Overcoming powerlessness
Havel proposes that the oppressed always contain "within themselves the power to remedy their own powerlessness..." Havel argued that by an individual "living in truth" in their daily life they automatically differentiate themselves from the officially mandated culture prescribed by the State; since power is only effective inasmuch as citizens are willing to submit to it.Havel explained step-by-step that the powerlessness of the powerful is traceable to several factors: Those who rule at the top of the pyramid are fundamentally incapable of controlling every aspect of an individual citizen's life despite their best efforts to do so. And those in petty power positions all the way down the line perform the prescribed rituals mandated by the State yet it is this blind obedience which in turn tends to dull the perceptions of the leaders at the top — inadvertently opening space for those who wish not to conform.
Official power is further eroded by the ideological rituals that the entire power structure depend on, and "that are ever less credible, exactly because they are untested by public discussion and controversy". Havel argued that the part of a human being that yearns for freedom, truth, and self-dignity can never be fully repressed.
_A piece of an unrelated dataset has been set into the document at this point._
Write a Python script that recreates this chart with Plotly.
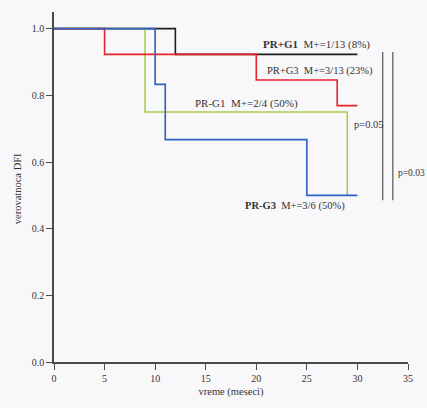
import plotly.graph_objects as go

# Kaplan-Meier step curves: event times (months) and survival probabilities
pr_g1_t = [0, 12, 30]
pr_g1_s = [1.0, 0.923, 0.923]

pr_g3_t = [0, 5, 20, 28, 30]
pr_g3_s = [1.0, 0.923, 0.846, 0.769, 0.769]

prm_g1_t = [0, 9, 29]
prm_g1_s = [1.0, 0.75, 0.5]

prm_g3_t = [0, 10, 11, 25, 30]
prm_g3_s = [1.0, 0.833, 0.667, 0.5, 0.5]

x_ticks = [0, 5, 10, 15, 20, 25, 30, 35]
y_ticks = [0.0, 0.2, 0.4, 0.6, 0.8, 1.0]

FONT = "Liberation Serif, DejaVu Serif, serif"
AXIS_COLOR = "#4a4a4a"
TEXT_COLOR = "#333333"

fig = go.Figure()

# draw order: black, green, red, blue (blue ends up on top)
series = [
    (pr_g1_t, pr_g1_s, "#1e1e1e", "PR+G1"),
    (prm_g1_t, prm_g1_s, "#a9cc55", "PR-G1"),
    (pr_g3_t, pr_g3_s, "#e8222c", "PR+G3"),
    (prm_g3_t, prm_g3_s, "#2f5fc9", "PR-G3"),
]
for t, s, c, name in series:
    fig.add_trace(go.Scatter(
        x=t, y=s, mode="lines", name=name,
        line=dict(color=c, width=1.6, shape="hv"),
        showlegend=False, hoverinfo="skip",
    ))

def label(x, y, bold, rest, size=10.5):
    fig.add_annotation(
        x=x, y=y, xref="x", yref="y", xanchor="left", yanchor="middle",
        text=(f"<b>{bold}</b>" if bold else "") + rest,
        showarrow=False, font=dict(family=FONT, size=size, color=TEXT_COLOR),
    )

label(20.5, 0.953, "PR+G1", "  M+=1/13 (8%)", size=11)
label(20.9, 0.872, None, "PR+G3  M+=3/13 (23%)")
label(13.7, 0.777, None, "PR-G1  M+=2/4 (50%)", size=11)
label(18.7, 0.469, "PR-G3", "  M+=3/6 (50%)")
label(29.5, 0.712, None, "p=0.05", size=10.5)
label(33.8, 0.567, None, "p=0.03", size=9.5)

# comparison brackets
for xv in (32.5, 33.5):
    fig.add_shape(type="line", xref="x", yref="y", x0=xv, x1=xv,
                  y0=0.485, y1=0.93, line=dict(color="#555555", width=1.2))

# y axis title placed as free annotation
fig.add_annotation(
    x=-0.124, y=0.52, xref="paper", yref="y", text="verovatnoca DFI",
    textangle=-90, showarrow=False,
    font=dict(family=FONT, size=10.5, color=TEXT_COLOR),
)

fig.update_xaxes(
    range=[0, 35], tickvals=x_ticks, ticktext=[str(v) for v in x_ticks],
    showgrid=False, zeroline=False, showline=True, linecolor=AXIS_COLOR,
    linewidth=1.5, ticks="outside", ticklen=6, tickcolor=AXIS_COLOR,
    tickwidth=1.2, tickfont=dict(family=FONT, size=10, color=TEXT_COLOR),
    title=dict(text="vreme (meseci)", font=dict(family=FONT, size=10.5, color=TEXT_COLOR),
               standoff=5),
)
fig.update_yaxes(
    range=[0, 1.05], tickvals=y_ticks, ticktext=[f"{v:.1f}" for v in y_ticks],
    showgrid=False, zeroline=False, showline=True, linecolor=AXIS_COLOR,
    linewidth=1.5, ticks="outside", ticklen=6, tickcolor=AXIS_COLOR,
    tickwidth=1.2, tickfont=dict(family=FONT, size=10, color=TEXT_COLOR),
)

fig.update_layout(
    width=427, height=408,
    margin=dict(l=54, r=19, t=12, b=42),
    paper_bgcolor="#f8f8fa", plot_bgcolor="#f8f8fa",
)

fig.write_html("out.html")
Havel echoed Patočka's sentiment that no matter what the situation, individuals carry responsibility with them. Therefore it is possible to not allow oneself to be humiliated by superiors anymore, or intimidated by the secret police. Havel argued that this oppression can never be universal even if a single person doesn't give it power over themself. Havel felt that all that is suffered over time under such systems often leads to deeper reflection: "There are times, when we must sink to the bottom of our misery to understand truth, just as we must descend to the bottom of a well to see the stars in broad daylight." Havel wrote that "living in truth" meant rejecting the notion that power is something to be grasped or abolished. Havel instead argues that power is relational.
Havel said the written laws in the East and West are pretty similar. The difference is in their administration. "Demanding that the laws be upheld... threatens the whole mendacious structure at its point of maximum mendacity." People were "easily and inconspicuously locked up for copying banned books". However, "policemen, prosecutors, or judges ... exposed to public attention... suddenly and anxiously begin to take particular care that no cracks appear in the ritual."
Forms of opposition to the regime
In later sections, Havel writes of what form opposition in such regimes could take and the nature of being a dissident in the circumstances of the time, using the example of Charter 77. Havel's political program being a breaking with both the traditional forms of governing and opposition. He contrasts Tomáš Garrigue Masaryk's observation of the limits of grassroots organization, of so-called small works, with the example of the Polish Workers' Defence Committee and of what could be achieved through an independent social life and organization to achieve "social self-defense". Such a defense throughout the then Eastern Bloc having as its basis the defense of human and civil rights.Havel touches upon the concepts articulated by fellow dissident and Charter 77 signatory, Václav Benda, who had earlier described "parallel structures" of "parallel institutions" within a society more responsive to human needs. He points out that the first person in Czechoslovakia to formulate and put into practice a concept of a "second culture" was Ivan Martin Jirous; although Jirous was mainly referring to events such as rock music concerts.